§ **DESCRIPTION OF THE TASK**
Everything from the first line of the data below through the line that contains "YAxis, ErrorBar, Cell" should be written out exactly, please, and nothing more; the pictures stay out.

§ **PROVIDED DATA**

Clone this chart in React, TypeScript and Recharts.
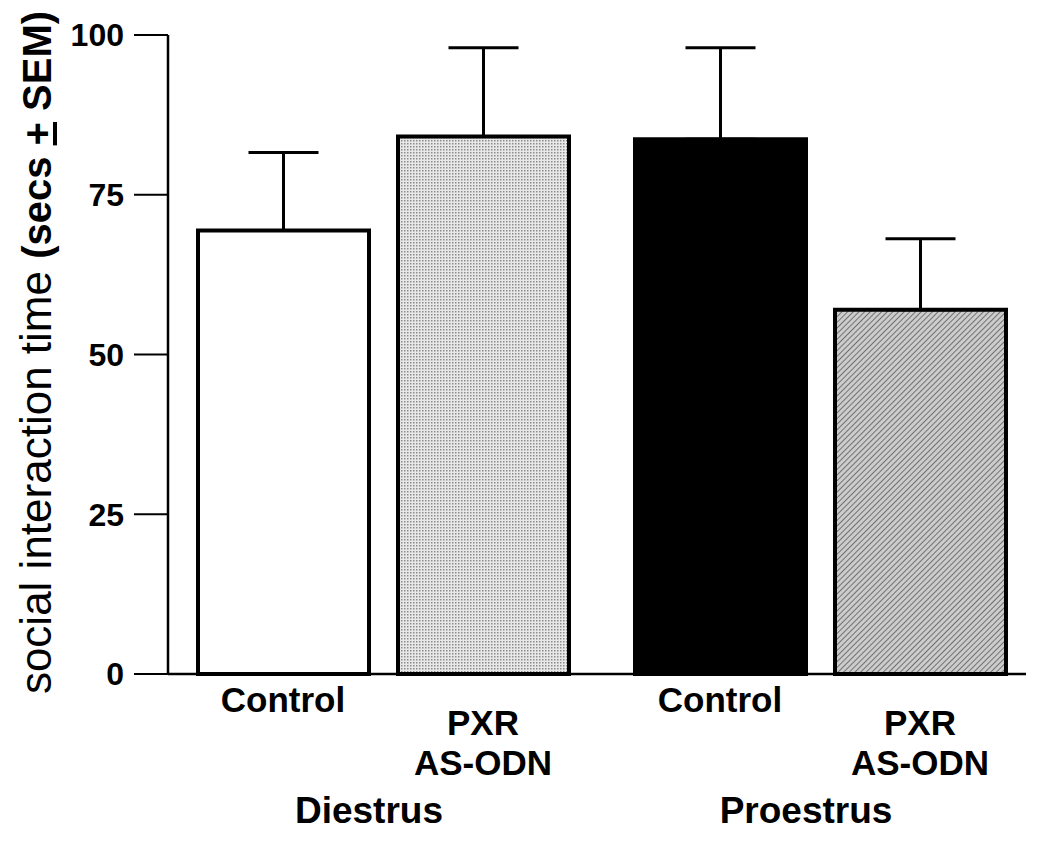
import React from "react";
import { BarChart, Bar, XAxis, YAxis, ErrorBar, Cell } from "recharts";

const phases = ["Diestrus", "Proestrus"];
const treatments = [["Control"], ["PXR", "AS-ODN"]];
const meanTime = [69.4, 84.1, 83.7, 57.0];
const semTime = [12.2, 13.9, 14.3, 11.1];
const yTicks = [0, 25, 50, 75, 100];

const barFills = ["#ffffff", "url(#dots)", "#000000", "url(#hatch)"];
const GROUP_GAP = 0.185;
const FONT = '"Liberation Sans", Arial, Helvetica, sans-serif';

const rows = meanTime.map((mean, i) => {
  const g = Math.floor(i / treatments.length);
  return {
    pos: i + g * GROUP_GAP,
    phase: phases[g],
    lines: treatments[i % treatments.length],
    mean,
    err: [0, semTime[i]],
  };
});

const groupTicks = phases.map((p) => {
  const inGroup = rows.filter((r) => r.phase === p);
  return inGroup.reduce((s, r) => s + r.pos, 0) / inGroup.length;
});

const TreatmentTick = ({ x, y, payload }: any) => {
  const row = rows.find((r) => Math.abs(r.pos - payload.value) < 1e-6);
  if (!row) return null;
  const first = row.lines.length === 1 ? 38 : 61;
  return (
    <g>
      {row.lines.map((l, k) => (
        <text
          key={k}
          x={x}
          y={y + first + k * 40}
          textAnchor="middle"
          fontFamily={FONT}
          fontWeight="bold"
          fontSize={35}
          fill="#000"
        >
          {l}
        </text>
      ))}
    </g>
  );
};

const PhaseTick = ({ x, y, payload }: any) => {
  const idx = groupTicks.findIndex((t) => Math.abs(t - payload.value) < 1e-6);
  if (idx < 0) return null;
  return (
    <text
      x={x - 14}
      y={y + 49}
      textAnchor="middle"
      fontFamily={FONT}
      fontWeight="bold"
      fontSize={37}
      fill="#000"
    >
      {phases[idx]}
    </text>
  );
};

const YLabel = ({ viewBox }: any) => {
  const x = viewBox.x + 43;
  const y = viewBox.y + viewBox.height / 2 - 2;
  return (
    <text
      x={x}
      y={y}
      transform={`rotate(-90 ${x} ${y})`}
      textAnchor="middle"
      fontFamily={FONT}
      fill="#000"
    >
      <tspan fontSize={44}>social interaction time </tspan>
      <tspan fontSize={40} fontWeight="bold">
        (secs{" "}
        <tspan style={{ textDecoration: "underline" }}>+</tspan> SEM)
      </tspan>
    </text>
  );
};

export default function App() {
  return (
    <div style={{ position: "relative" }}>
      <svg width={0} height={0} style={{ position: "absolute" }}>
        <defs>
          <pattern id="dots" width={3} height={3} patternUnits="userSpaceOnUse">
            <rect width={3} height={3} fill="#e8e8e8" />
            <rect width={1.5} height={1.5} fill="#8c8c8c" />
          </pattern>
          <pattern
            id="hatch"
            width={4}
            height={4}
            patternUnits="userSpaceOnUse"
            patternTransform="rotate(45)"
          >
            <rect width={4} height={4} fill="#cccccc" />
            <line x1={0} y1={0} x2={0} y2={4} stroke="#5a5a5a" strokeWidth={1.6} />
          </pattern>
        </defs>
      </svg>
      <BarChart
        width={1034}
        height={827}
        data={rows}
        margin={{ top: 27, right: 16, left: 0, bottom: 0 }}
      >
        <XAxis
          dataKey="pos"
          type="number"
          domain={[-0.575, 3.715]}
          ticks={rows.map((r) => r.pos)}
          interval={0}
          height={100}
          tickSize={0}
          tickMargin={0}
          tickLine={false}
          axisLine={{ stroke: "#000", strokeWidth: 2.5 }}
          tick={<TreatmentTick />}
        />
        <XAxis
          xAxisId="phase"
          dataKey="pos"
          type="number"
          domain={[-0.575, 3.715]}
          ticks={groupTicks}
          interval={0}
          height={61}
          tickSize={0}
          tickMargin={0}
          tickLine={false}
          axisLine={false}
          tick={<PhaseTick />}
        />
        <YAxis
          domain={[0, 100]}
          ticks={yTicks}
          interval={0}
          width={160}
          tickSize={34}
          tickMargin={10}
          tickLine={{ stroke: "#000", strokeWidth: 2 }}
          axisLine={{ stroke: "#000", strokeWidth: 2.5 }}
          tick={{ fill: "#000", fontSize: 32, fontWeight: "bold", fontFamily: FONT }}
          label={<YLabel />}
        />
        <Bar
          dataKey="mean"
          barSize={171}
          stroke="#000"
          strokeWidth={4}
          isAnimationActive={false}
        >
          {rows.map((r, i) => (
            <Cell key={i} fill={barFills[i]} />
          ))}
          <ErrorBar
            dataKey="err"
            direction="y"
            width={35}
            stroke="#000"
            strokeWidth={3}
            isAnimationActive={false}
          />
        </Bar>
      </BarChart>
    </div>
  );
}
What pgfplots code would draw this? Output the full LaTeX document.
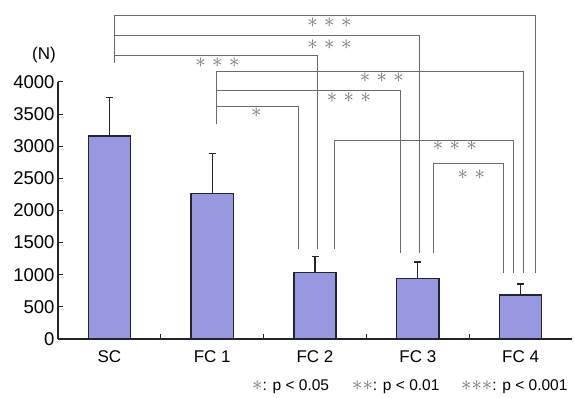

§ **ANSWER IN FULL**
Clone this chart in React, TypeScript and Recharts.
import React from "react";
import { BarChart, Bar, XAxis, YAxis, ErrorBar, Cell } from "recharts";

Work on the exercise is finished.